Given instruction: Pull each line holding the word "Clone" from the data.

Material provided:
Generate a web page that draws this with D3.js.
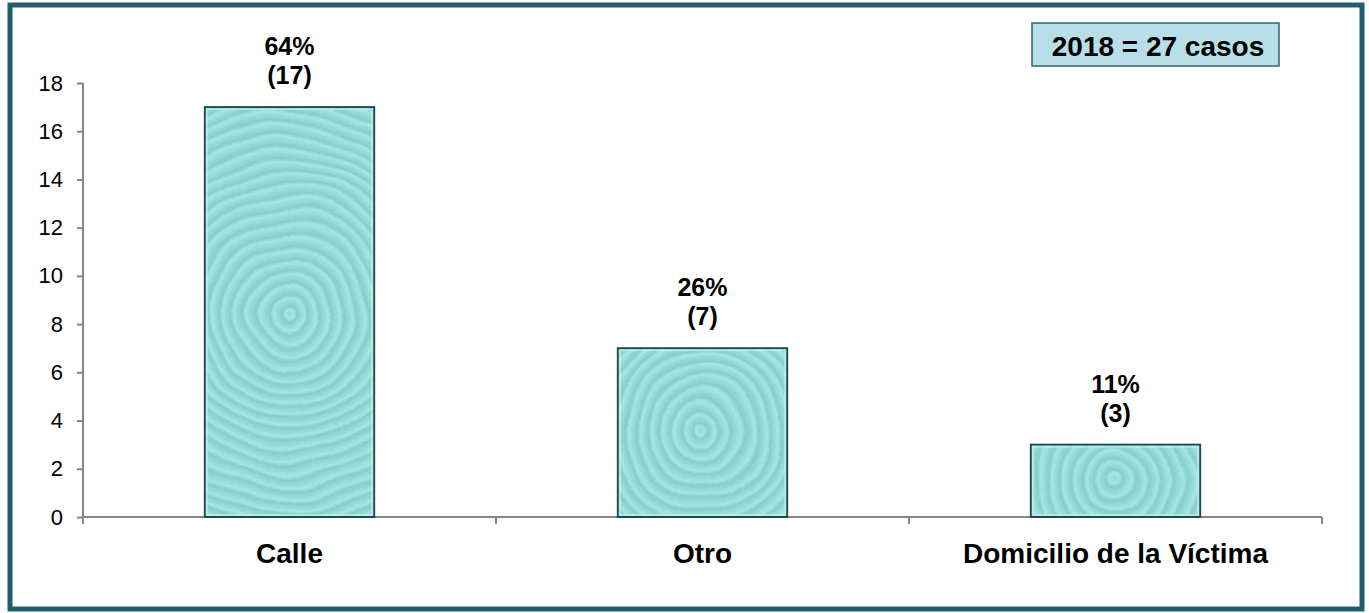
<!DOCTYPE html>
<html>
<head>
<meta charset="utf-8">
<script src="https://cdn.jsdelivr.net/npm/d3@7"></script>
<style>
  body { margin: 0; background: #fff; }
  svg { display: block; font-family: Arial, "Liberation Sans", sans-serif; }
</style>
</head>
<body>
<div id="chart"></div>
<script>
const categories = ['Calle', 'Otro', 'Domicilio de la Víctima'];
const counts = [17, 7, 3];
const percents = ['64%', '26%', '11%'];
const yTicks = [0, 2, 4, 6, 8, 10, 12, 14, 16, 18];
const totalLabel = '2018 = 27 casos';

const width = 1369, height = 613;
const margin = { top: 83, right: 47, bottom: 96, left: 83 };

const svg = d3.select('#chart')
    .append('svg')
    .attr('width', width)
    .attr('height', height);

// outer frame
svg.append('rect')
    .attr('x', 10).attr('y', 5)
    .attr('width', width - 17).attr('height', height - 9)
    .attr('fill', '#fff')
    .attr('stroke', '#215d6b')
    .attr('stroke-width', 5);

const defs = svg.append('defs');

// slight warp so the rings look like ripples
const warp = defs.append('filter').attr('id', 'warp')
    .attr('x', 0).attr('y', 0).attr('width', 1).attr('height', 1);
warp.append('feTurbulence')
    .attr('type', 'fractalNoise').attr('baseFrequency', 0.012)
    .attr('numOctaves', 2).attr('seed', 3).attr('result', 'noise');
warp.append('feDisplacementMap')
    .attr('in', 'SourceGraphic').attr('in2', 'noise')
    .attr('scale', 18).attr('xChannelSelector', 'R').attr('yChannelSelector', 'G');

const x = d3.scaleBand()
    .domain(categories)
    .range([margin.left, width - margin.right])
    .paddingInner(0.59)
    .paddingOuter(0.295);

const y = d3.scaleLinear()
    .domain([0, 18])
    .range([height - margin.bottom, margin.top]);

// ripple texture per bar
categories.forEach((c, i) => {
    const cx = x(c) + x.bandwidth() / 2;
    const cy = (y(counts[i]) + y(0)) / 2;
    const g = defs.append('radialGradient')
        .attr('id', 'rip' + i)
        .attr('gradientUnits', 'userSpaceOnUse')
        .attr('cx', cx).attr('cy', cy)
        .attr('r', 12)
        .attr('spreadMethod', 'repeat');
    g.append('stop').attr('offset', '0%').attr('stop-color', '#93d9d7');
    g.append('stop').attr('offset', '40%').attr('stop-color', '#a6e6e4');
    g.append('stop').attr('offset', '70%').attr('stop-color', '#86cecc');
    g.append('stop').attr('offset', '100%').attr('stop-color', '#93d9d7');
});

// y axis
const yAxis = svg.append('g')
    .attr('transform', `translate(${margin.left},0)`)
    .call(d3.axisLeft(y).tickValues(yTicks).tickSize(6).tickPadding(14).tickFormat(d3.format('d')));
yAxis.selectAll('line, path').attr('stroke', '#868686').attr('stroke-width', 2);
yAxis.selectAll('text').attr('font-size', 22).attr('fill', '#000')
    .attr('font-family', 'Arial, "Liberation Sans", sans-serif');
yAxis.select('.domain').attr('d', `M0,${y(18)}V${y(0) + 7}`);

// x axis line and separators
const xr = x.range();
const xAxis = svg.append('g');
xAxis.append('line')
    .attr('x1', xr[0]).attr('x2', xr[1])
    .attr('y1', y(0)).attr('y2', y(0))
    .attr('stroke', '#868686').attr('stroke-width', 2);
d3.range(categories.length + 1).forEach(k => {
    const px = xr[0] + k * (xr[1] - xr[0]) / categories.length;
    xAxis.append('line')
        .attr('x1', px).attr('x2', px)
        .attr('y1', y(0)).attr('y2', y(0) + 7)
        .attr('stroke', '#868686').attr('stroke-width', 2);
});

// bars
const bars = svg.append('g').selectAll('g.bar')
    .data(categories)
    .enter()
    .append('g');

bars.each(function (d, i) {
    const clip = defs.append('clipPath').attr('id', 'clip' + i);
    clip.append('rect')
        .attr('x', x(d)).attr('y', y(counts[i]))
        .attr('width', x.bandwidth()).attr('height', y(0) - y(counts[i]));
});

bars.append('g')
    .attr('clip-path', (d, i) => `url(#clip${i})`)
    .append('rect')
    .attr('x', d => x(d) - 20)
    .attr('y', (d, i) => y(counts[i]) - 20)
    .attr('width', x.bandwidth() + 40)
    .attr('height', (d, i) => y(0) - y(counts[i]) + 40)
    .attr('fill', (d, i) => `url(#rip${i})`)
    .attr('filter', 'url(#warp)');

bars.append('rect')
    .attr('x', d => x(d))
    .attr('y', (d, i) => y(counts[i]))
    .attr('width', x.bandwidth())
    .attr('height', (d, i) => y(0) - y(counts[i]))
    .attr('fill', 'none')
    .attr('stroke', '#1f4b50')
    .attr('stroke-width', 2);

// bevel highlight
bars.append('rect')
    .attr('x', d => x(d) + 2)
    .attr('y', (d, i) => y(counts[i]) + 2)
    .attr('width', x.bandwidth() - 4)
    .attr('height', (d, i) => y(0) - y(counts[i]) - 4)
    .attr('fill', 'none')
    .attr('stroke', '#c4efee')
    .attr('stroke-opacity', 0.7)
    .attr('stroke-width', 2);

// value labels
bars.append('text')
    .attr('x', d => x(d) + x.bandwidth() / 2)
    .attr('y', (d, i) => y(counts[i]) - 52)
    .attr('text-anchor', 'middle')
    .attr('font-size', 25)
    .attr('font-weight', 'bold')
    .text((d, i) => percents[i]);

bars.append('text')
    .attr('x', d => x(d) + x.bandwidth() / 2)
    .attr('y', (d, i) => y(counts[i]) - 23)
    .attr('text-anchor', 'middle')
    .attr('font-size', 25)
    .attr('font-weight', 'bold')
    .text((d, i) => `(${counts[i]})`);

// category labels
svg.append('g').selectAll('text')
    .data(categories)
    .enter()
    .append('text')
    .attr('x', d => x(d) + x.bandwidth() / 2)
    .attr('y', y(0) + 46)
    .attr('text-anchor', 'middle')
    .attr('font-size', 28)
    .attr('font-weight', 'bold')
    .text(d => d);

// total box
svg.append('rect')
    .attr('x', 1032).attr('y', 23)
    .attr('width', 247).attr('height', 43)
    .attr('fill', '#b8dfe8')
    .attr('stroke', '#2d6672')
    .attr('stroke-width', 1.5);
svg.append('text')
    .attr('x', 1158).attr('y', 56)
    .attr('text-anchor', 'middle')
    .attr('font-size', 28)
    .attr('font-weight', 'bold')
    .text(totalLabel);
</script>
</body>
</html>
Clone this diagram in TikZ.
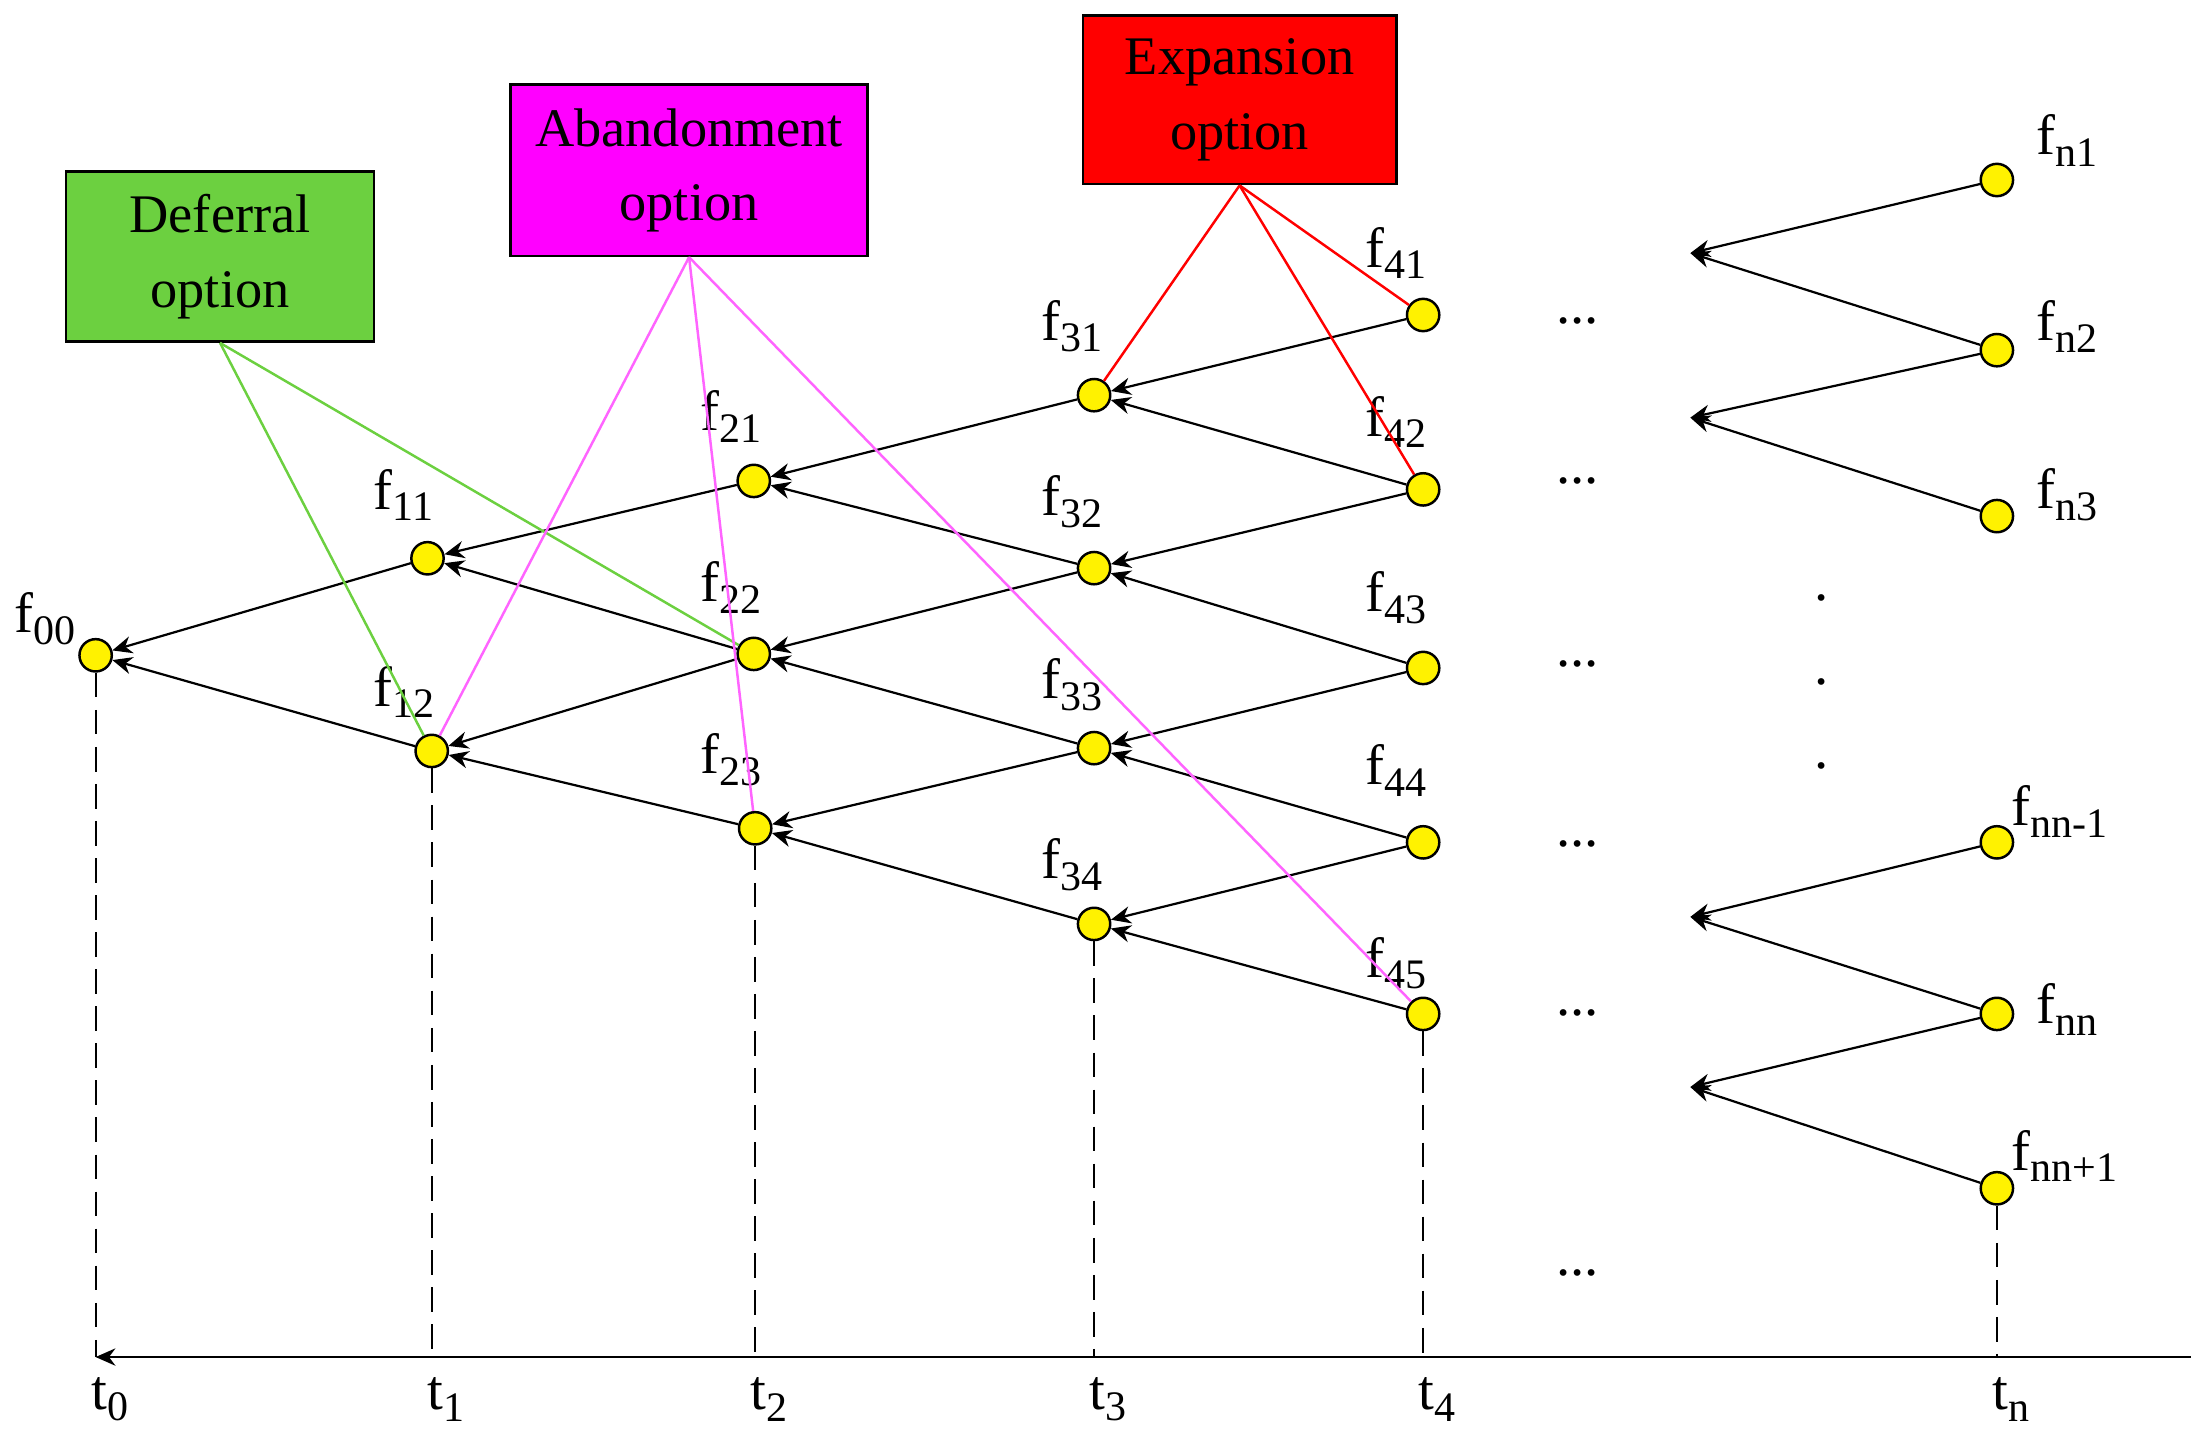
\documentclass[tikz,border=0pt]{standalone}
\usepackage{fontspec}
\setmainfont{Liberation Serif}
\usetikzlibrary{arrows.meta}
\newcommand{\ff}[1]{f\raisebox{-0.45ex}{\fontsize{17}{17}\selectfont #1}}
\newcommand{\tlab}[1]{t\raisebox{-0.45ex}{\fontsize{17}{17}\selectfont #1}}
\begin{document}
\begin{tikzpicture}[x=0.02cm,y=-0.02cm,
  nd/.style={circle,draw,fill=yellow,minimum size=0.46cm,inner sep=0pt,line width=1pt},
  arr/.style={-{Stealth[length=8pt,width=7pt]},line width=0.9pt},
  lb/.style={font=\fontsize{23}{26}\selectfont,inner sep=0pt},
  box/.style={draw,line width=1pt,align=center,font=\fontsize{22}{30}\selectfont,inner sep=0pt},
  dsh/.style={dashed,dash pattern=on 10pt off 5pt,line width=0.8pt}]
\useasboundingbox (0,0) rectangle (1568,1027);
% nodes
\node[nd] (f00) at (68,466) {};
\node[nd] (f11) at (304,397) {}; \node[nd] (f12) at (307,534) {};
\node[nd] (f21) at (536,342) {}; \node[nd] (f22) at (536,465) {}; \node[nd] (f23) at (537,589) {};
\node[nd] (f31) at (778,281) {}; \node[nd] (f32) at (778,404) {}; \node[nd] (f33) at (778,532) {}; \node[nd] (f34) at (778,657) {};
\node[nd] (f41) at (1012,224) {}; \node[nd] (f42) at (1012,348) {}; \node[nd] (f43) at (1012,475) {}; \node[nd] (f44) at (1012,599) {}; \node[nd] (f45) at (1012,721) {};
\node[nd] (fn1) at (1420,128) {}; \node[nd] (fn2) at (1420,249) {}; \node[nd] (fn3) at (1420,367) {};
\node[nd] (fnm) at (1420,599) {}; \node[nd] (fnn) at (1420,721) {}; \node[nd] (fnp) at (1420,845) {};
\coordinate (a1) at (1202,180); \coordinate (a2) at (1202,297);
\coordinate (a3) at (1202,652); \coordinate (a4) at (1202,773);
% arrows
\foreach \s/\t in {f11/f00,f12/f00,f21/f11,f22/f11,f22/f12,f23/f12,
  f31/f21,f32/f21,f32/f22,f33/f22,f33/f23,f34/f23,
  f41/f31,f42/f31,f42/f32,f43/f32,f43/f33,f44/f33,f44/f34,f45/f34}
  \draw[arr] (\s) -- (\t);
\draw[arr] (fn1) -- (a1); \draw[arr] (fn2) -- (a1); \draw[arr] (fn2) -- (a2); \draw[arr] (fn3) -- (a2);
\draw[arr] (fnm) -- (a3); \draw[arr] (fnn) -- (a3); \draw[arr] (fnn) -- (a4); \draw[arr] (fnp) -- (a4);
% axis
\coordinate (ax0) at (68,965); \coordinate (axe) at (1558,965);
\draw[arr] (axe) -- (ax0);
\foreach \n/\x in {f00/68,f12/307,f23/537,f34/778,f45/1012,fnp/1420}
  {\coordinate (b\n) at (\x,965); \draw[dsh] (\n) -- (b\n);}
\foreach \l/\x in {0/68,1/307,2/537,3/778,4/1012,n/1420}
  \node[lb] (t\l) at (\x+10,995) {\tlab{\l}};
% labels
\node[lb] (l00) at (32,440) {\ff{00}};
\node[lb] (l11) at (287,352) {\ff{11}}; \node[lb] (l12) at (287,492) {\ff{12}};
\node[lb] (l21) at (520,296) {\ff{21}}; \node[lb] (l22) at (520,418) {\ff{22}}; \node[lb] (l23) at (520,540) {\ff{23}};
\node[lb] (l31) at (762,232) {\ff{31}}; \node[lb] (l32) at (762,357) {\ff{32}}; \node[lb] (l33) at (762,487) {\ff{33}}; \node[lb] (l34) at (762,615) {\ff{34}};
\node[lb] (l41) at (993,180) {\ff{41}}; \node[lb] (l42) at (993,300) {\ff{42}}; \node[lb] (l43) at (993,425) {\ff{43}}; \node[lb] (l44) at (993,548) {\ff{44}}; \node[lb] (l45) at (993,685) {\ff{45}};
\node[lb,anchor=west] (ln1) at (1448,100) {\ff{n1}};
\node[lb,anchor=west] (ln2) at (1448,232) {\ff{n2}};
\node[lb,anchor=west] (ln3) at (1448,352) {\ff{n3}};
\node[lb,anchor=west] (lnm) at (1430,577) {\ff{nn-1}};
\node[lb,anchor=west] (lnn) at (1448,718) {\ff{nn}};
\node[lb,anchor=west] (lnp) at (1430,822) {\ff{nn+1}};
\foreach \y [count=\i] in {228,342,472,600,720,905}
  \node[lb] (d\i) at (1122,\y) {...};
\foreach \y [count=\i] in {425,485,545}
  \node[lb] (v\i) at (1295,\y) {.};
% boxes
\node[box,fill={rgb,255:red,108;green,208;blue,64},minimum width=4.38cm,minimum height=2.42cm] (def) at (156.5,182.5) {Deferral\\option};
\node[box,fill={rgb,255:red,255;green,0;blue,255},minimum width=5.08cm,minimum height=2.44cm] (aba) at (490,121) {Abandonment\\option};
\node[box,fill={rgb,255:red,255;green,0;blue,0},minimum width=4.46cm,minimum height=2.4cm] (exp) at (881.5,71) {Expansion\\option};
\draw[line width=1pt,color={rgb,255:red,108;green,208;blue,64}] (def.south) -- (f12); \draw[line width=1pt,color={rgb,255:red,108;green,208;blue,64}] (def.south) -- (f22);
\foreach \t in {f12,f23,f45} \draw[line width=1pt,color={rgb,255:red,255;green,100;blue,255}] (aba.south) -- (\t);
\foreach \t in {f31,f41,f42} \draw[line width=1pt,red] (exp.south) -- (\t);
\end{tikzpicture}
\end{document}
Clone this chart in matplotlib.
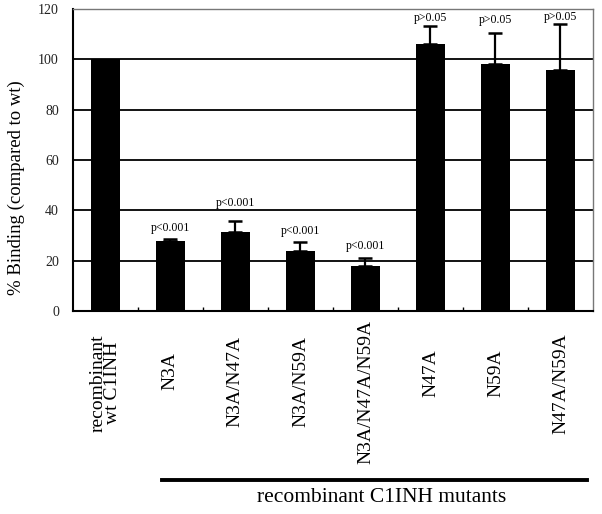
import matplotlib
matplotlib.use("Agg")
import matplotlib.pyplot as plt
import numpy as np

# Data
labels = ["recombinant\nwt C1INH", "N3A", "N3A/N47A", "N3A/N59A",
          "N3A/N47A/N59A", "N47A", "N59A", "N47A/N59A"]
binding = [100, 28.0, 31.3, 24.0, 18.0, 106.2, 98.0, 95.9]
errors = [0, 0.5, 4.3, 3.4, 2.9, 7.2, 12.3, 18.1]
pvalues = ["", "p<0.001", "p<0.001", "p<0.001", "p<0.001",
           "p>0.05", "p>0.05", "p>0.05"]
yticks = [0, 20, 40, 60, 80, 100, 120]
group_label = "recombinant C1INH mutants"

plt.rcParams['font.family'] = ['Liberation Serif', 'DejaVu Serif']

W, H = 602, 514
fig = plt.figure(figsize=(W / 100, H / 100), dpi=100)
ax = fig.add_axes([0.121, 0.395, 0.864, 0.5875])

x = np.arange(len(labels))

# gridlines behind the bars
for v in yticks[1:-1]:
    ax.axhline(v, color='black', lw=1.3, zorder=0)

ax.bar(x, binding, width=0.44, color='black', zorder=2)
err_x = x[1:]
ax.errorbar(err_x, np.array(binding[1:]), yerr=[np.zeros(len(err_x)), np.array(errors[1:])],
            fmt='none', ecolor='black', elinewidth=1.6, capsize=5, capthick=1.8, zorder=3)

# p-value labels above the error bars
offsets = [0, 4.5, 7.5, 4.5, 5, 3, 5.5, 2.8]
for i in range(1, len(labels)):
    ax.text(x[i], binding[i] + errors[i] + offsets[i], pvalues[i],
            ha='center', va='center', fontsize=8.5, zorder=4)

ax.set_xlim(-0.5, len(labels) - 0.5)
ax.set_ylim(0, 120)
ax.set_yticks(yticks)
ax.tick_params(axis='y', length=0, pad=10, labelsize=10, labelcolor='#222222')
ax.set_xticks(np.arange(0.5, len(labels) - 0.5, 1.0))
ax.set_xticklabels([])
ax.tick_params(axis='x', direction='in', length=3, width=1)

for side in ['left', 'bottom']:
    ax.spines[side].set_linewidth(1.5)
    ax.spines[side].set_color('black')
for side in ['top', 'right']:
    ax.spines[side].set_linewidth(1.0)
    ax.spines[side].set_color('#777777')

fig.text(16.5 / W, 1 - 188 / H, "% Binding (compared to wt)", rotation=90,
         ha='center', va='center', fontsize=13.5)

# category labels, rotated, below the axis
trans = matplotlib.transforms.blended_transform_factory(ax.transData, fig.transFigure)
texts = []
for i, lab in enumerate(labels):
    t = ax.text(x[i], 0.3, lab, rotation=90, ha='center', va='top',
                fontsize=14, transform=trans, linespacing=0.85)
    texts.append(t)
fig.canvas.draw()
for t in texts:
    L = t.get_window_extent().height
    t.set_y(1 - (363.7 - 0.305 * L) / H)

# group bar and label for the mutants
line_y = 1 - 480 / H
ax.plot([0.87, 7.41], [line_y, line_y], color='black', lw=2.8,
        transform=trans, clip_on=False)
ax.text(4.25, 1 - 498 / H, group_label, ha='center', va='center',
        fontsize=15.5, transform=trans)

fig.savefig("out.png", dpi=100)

Expected answer:
Clone this diagram in TikZ.
Clone this chart in matplotlib.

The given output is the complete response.